Cult movies like Pink Flamingos exist and speak to one another independently of their authors’ intentions. They provide proof that a particular film comes from other films and that once a film is made, it assumes an independent life of its own. Waters could not have anticipated that Pink Flamingos would become a cult movie. Nor did Ridley Scott, in 1982, when he made Blade Runner, a noir apocalyptic tale that was not well received upon initial release and went on to become a cult movie despite negative critical response. It’s worth noting that critical reaction to both Pink Flamingos and Blade Runner has also changed over the years into a more appreciative one, showing the shifting nature of criticism itself.

The notorious “doggie” finale of Pink Flamingos, as well as other scenes and lines, can be enjoyed for what they are, regardless of the particular place they occupy within the larger narrative. They work in the same way as two or three scenes from Mommie Dearest, starring
Faye Dunaway as the emasculating Joan Crawford: the wire hangers, the axe, the physical fight between mother and daughter. These scenes can be easily removed from their original textual meanings, which explains why they have been playing over and over again in video bars frequented by gay men and savvy urbanites enamored of camp culture.

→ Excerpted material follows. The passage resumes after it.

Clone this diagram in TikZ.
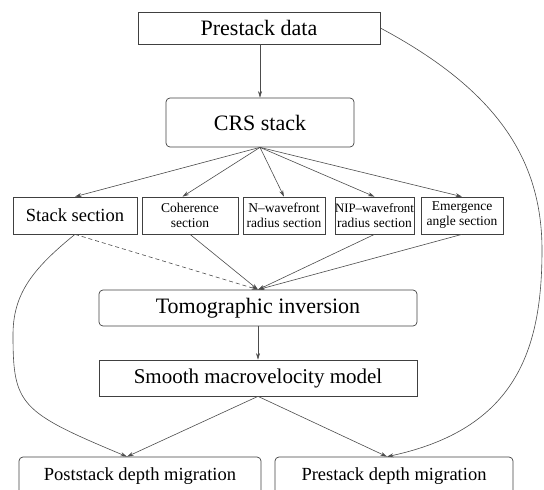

The cult status of Pink Flamingos was confirmed in 1997, when for its twenty-fifth anniversary it received a limited theatrical rerelease and a new DVD version, now rated NC-17 by the Motion Picture Association of America (MPAA) and a more savvy and positive response from a new generation of critics. The new edition features an improved soundtrack, commentary by Waters, and several scenes deleted from the original cut.

In the first two decades of his career, Waters’s identity had thrived on excess and exaggeration—on his wish, as he said semijokingly, for his own life to be “torn from the headlines.” The National Enquirer, which he considers to be the ultimate barometer of fame in America, has informed his earlier sensibility. His protagonists have shared their director’s penchant for gaudy and lurid events. His fascination with crime and court trials is based on his belief that “when you
do something horrible, you can’t change it.” “I think it’s a matter of things being forbidden,” he has repeatedly said. “That’s part of the glory of being raised a Catholic. It makes you more theatrical, and the sex is always better ‘cause it’s dirty and forbidden.” Moreover, his moonlighting as a prison lecturer is a direct outgrowth of his attraction to the forbidden along with his undeniable service orientation.